11- En l'espèce, l'audience devant le juge des référés s'est tenue le 9 octobre 2023, soit avant que le juge de l'exécution devant lequel la demande de mainlevée de la demande de saisie conservatoire avait été plaidée préalablement le 26 septembre 2023 ne rende sa décision le 7 novembre 2023 dans laquelle celui a jugé qu'il appartiendrait aux parties d'apurer leurs comptes devant le juge des référés.



12- La demande visant à voir prononcer la caducité de la mesure conservatoire devant cette cour est donc bien à rattacher à un fait nouveau intervenu depuis l'audience devant le 1er juge. La demande est recevable.



13- En revanche, l'intimée ne vise aucun texte au soutien de sa demande visant à voir constater la caducité de la mesure, et non à en solliciter la mainlevée, et n'articule aucun moyen sauf à dire qu'à défaut de titre exécutoire, le bailleur ne pourra obtenir une conversion de sa saisie conservatoire.



14- En tout état de cause, la caducité de la mesure ne peut être prononcée que dans l'hypothèse où le créancier n'aurait pas introduit une procédure aux fins d'obtenir un titre exécutoire dans le mois qui suit l'exécution de la mesure conservatoire, ce qui n'est pas le cas en l'espèce.
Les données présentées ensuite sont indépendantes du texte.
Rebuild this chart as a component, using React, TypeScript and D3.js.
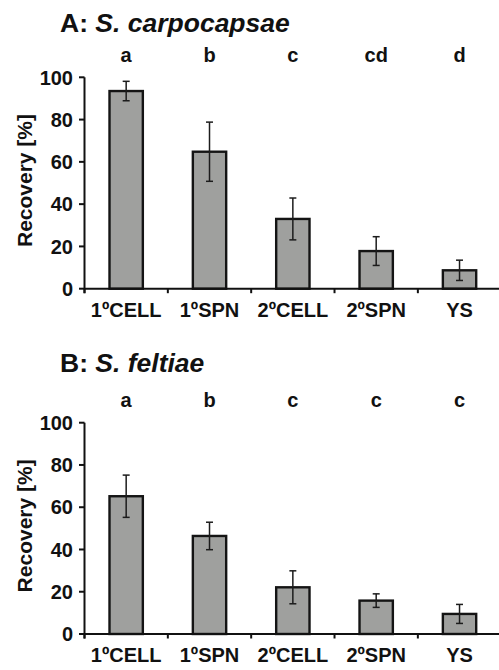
import React from "react";
import * as d3 from "d3";

const categories = ["1ºCELL", "1ºSPN", "2ºCELL", "2ºSPN", "YS"];
const yTicks = [0, 20, 40, 60, 80, 100];

const valuesA = [93.5, 64.8, 33.0, 17.8, 8.7];
const errorsA = [4.6, 14.0, 9.9, 6.8, 4.8];
const lettersA = ["a", "b", "c", "cd", "d"];

const valuesB = [65.2, 46.4, 22.1, 15.8, 9.5];
const errorsB = [10.0, 6.5, 7.8, 3.2, 4.5];
const lettersB = ["a", "b", "c", "c", "c"];

const FONT = "'Liberation Sans', Arial, Helvetica, sans-serif";

type PanelProps = {
  prefix: string;
  species: string;
  values: number[];
  errors: number[];
  letters: string[];
  y0: number;
  y100: number;
  titleY: number;
};

function Panel({ prefix, species, values, errors, letters, y0, y100, titleY }: PanelProps) {
  const x = d3
    .scaleBand<string>()
    .domain(categories)
    .range([84.5, 501.2])
    .paddingInner(0.6)
    .paddingOuter(0.3);
  const y = d3.scaleLinear().domain([0, 100]).range([y0, y100]);
  const gap = (x.step() - x.bandwidth()) / 2;
  const boundaries = categories.map((c) => (x(c) as number) - gap);
  boundaries.push((x(categories[categories.length - 1]) as number) + x.bandwidth() + gap);
  const axisX = 84.5;

  return (
    <g fontFamily={FONT} fontWeight="bold" fill="#111">
      <text x={60} y={titleY} fontSize={26.5}>
        {prefix}
        <tspan fontStyle="italic">{species}</tspan>
      </text>
      {letters.map((l, i) => (
        <text
          key={"l" + i}
          x={(x(categories[i]) as number) + x.bandwidth() / 2}
          y={y100 - 15.5}
          fontSize={20}
          textAnchor="middle"
        >
          {l}
        </text>
      ))}
      {/* bars */}
      {values.map((v, i) => (
        <rect
          key={"b" + i}
          x={x(categories[i]) as number}
          y={y(v)}
          width={x.bandwidth()}
          height={y0 - y(v)}
          fill="#9fa09e"
          stroke="#141414"
          strokeWidth={2.4}
        />
      ))}
      {/* error bars */}
      {values.map((v, i) => {
        const cx = (x(categories[i]) as number) + x.bandwidth() / 2;
        const top = y(v + errors[i]);
        const bot = y(v - errors[i]);
        return (
          <g key={"e" + i} stroke="#1c1c1c" strokeWidth={1.5}>
            <line x1={cx} x2={cx} y1={top} y2={bot} />
            <line x1={cx - 3.5} x2={cx + 3.5} y1={top} y2={top} />
            <line x1={cx - 3.5} x2={cx + 3.5} y1={bot} y2={bot} />
          </g>
        );
      })}
      {/* y axis */}
      <line x1={axisX} x2={axisX} y1={y100} y2={y0 + 4.5} stroke="#111" strokeWidth={2} />
      {yTicks.map((t) => (
        <g key={"t" + t}>
          <line x1={axisX - 5.5} x2={axisX} y1={y(t)} y2={y(t)} stroke="#111" strokeWidth={2} />
          <text x={73} y={y(t)} dy="0.36em" fontSize={20} textAnchor="end">
            {t}
          </text>
        </g>
      ))}
      {/* x axis */}
      <line x1={axisX} x2={499} y1={y0} y2={y0} stroke="#111" strokeWidth={2} />
      {boundaries.map((b, i) => (
        <line key={"xb" + i} x1={b} x2={b} y1={y0} y2={y0 + 4.5} stroke="#111" strokeWidth={2} />
      ))}
      {categories.map((c) => (
        <text
          key={"c" + c}
          x={(x(c) as number) + x.bandwidth() / 2}
          y={y0 + 28}
          fontSize={20}
          textAnchor="middle"
        >
          {c}
        </text>
      ))}
      <text
        transform={`translate(32,${(y0 + y100) / 2 - 2.5}) rotate(-90)`}
        fontSize={21}
        textAnchor="middle"
      >
        Recovery [%]
      </text>
    </g>
  );
}

export default function App() {
  return (
    <svg
      width={499}
      height={670}
      style={{ position: "absolute", left: 0, top: 0, background: "#fff" }}
    >
      <rect width={499} height={670} fill="#fff" />
      <Panel
        prefix="A: "
        species="S. carpocapsae"
        values={valuesA}
        errors={errorsA}
        letters={lettersA}
        y0={288.7}
        y100={77.3}
        titleY={31.7}
      />
      <Panel
        prefix="B: "
        species="S. feltiae"
        values={valuesB}
        errors={errorsB}
        letters={lettersB}
        y0={634}
        y100={422.7}
        titleY={371.7}
      />
    </svg>
  );
}
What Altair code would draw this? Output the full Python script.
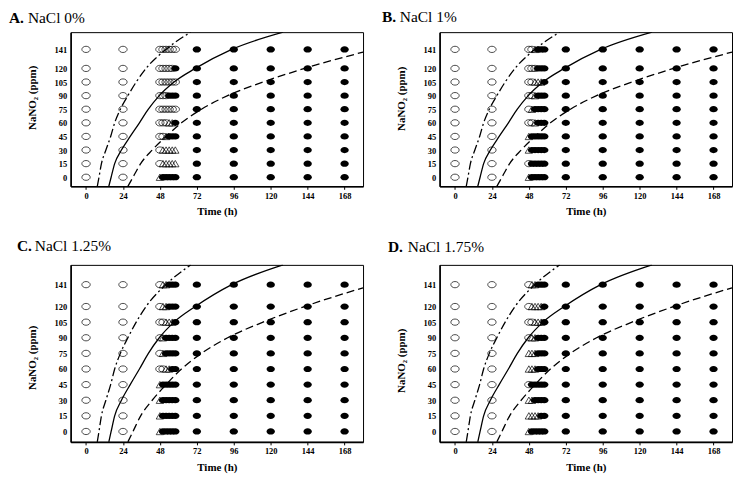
import altair as alt
import pandas as pd

# ---------------- data ----------------
levels = [0, 15, 30, 45, 60, 75, 90, 105, 120, 141]
times_early = [0, 24]
times_cluster = [48, 50, 52, 54, 56, 58]
times_late = [72, 96, 120, 144, 168]
x_ticks = [0, 24, 48, 72, 96, 120, 144, 168]

# cluster status per NaNO2 level (bottom -> top): O open circle, T open triangle, F filled circle
status_A = ["TFFFFF", "OTTTTT", "OTTTTT", "OOTFFF", "OOOTTF", "OOOOOO", "OOOFFF", "OOOOOO", "OOOOOF", "OOOOOO"]
status_B = ["TFFFFF", "OFFFFF", "TFFFFF", "TFFFFF", "OOTFFF", "OTFFFF", "OOTFFF", "OOTTTF", "OOOFFF", "OOTFFF"]
status_C = ["TFFFFF", "TFFFFF", "TFFFFF", "TFFFFF", "OOTTFF", "OTFFFF", "OTFFFF", "OOTTTF", "OTTFFF", "OTTFFF"]
status_D = ["TFFFFF", "TTTTFF", "TTFFFF", "OFFFFF", "TTTFFF", "TTTFFF", "OTTFFF", "OOTTTF", "OTTTTF", "OTTFFF"]
statuses = [status_A, status_B, status_C, status_D]

panel_letters = ["A.", "B.", "C.", "D."]
panel_salts = ["NaCl 0%", "NaCl 1%", "NaCl 1.25%", "NaCl 1.75%"]

# curves (time h, NaNO2 ppm)
dashdot_t = [7.3, 8.4, 10.0, 12.9, 16.0, 18.6, 22.3, 27.2, 32.6, 39.0, 51.9, 68.0]
dashdot_y = [-10, 0, 15, 30, 45, 60, 75, 90, 105, 120, 141, 160]
solid_t = [14.8, 16.3, 18.6, 23.0, 28.7, 34.7, 40.5, 47.6, 57.2, 71.0, 94.7, 128.0]
solid_y = [-10, 0, 15, 30, 45, 60, 75, 90, 105, 120, 141, 160]
dashed_t = [27.2, 30.5, 35.5, 43.0, 52.0, 62.0, 75.0, 92.0, 115.0, 142.0, 180.0]
dashed_y = [-10, 0, 15, 30, 45, 60, 75, 90, 105, 120, 138]

# ---------------- tables ----------------
pt_rows = []
for p, status in enumerate(statuses):
    for li, lev in enumerate(levels):
        for t in times_early:
            pt_rows.append({"panel": p, "t": t, "y": lev, "kind": "O"})
        for ci, t in enumerate(times_cluster):
            pt_rows.append({"panel": p, "t": t, "y": lev, "kind": status[li][ci]})
        for t in times_late:
            pt_rows.append({"panel": p, "t": t, "y": lev, "kind": "F"})
pts = pd.DataFrame(pt_rows)

dd_df = pd.DataFrame({"t": dashdot_t, "y": dashdot_y})
so_df = pd.DataFrame({"t": solid_t, "y": solid_y})
da_df = pd.DataFrame({"t": dashed_t, "y": dashed_y})

ELLIPSE = "M -1 0 A 1 0.75 0 1 0 1 0 A 1 0.75 0 1 0 -1 0 Z"
SERIF = "Liberation Serif"

# per-panel geometry (plot size, title offsets, y-title shift)
geom = [
    dict(w=294, h=155, lx=-62, sx=-43, ty=-9, yt=-12),
    dict(w=294, h=155, lx=-58, sx=-40, ty=-10, yt=-11),
    dict(w=294, h=178, lx=-54, sx=-36, ty=-14, yt=4),
    dict(w=294, h=178, lx=-52, sx=-32, ty=-13, yt=7),
]


def panel(p):
    g = geom[p]
    d = pts[pts.panel == p]
    xenc = alt.X("t:Q", scale=alt.Scale(domain=[-10, 180], nice=False, zero=False),
                 axis=alt.Axis(values=x_ticks, title="Time (h)", ticks=True, tickSize=3,
                               labelPadding=2, titlePadding=6, domainWidth=1.6,
                               labelOverlap=False))
    yenc = alt.Y("y:Q", scale=alt.Scale(domain=[-10, 160], nice=False, zero=False),
                 axis=alt.Axis(values=levels, title="NaNO₂ (ppm)", ticks=False, labelPadding=4,
                               domainWidth=1.6, titleX=-38, titleY=g["h"] / 2 + g["yt"],
                               titleAlign="center", titleBaseline="middle", titleAngle=270,
                               labelOverlap=False))
    base = alt.Chart(d).encode(x=xenc, y=yenc)
    open_c = base.transform_filter("datum.kind == 'O'").mark_point(
        shape=ELLIPSE, filled=False, color="black", strokeWidth=0.7, size=70, opacity=1)
    tri = base.transform_filter("datum.kind == 'T'").mark_point(
        shape="triangle-up", filled=False, color="black", strokeWidth=0.7, size=55, opacity=1)
    fill = base.transform_filter("datum.kind == 'F'").mark_point(
        shape=ELLIPSE, filled=True, color="black", size=70, opacity=1)

    def curve(df, dash):
        kw = dict(clip=True, color="black", strokeWidth=1.3, interpolate="monotone")
        if dash:
            kw["strokeDash"] = dash
        return alt.Chart(df).mark_line(**kw).encode(x=xenc, y=yenc)

    l1 = curve(dd_df, [9, 3, 2, 3])
    l2 = curve(so_df, None)
    l3 = curve(da_df, [8, 4])

    one = pd.DataFrame({"k": [0]})
    letter = alt.Chart(one).mark_text(
        text=panel_letters[p], align="left", baseline="alphabetic", font=SERIF,
        fontSize=15.5, fontWeight="bold", color="black").encode(
        x=alt.value(g["lx"]), y=alt.value(g["ty"]))
    salt = alt.Chart(one).mark_text(
        text=panel_salts[p], align="left", baseline="alphabetic", font=SERIF,
        fontSize=15.5, color="black").encode(
        x=alt.value(g["sx"]), y=alt.value(g["ty"]))

    return alt.layer(open_c, tri, fill, l1, l2, l3, letter, salt).properties(
        width=g["w"], height=g["h"])


chart = alt.concat(panel(0), panel(1), panel(2), panel(3), columns=2,
                   spacing={"row": 79, "column": 77}, bounds="flush").properties(
    padding=0
).configure_axis(
    grid=False, labelFont=SERIF, labelFontWeight="bold", labelFontSize=8.5,
    titleFont=SERIF, titleFontWeight="bold", titleFontSize=11,
    domainColor="black", tickColor="black", labelColor="black", titleColor="black"
).configure_view(stroke="black", strokeWidth=1)

chart.save("out.html", embed_options={"renderer": "svg", "actions": False})
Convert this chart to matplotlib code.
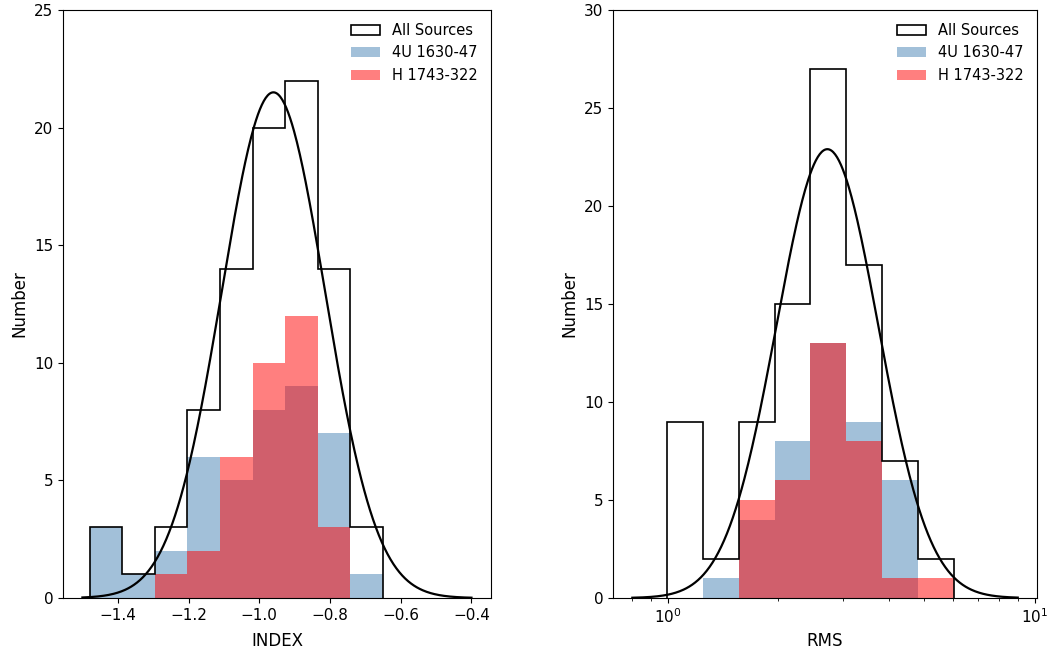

La demande de ce chef sera dès lors rejetée.



15- La société Rueda Monnet qui succombe sera condamnée aux dépens de l'instance d'appel.





16- Elle sera condamnée à verser la somme de 2000 euros à la société Addict [Localité 3] au titre des dispositions de l'article 700 du code de procédure civile.





PAR CES MOTIFS



La cour, statuant publiquement, par décision contradictoire et en dernier ressort,



Déclare recevable la demande de la société Addict [Localité 3] visant à voir 'ordonner la caducité' de la saisie conservatoire de créance pratiquée sur son compte bancaire le 22 février 2023,



Confirme la décision du juge des référés du tribunal judiciaire de Bordeaux du 13 novembre 2023,

y ajoutant,



Déboute la société Rueda Monnet de sa demande de provision à valoir sur la majoration forfaitaire contractuelle et sur l'indemnité de recouvrement,



Déboute la société Addict [Localité 3] de sa demande visant à voir 'ordonner la caducité' de de la saisie conservatoire de créance pratiquée sur son compte bancaire le 22 février 2023,



Condamne la société Rueda Monnet aux dépens de l'instance d'appel,



Condamne la société Rueda Monnet à verser la somme de 2000 euros à la société Addict [Localité 3] au titre des dispositions de l'article 700 du code de procédure civile.



Le présent arrêt a été signé par Monsieur Jean-Pierre FRANCO, président, et par Monsieur Hervé GOUDOT, greffier, auquel la minute de la décision a été remise par le magistrat signataire.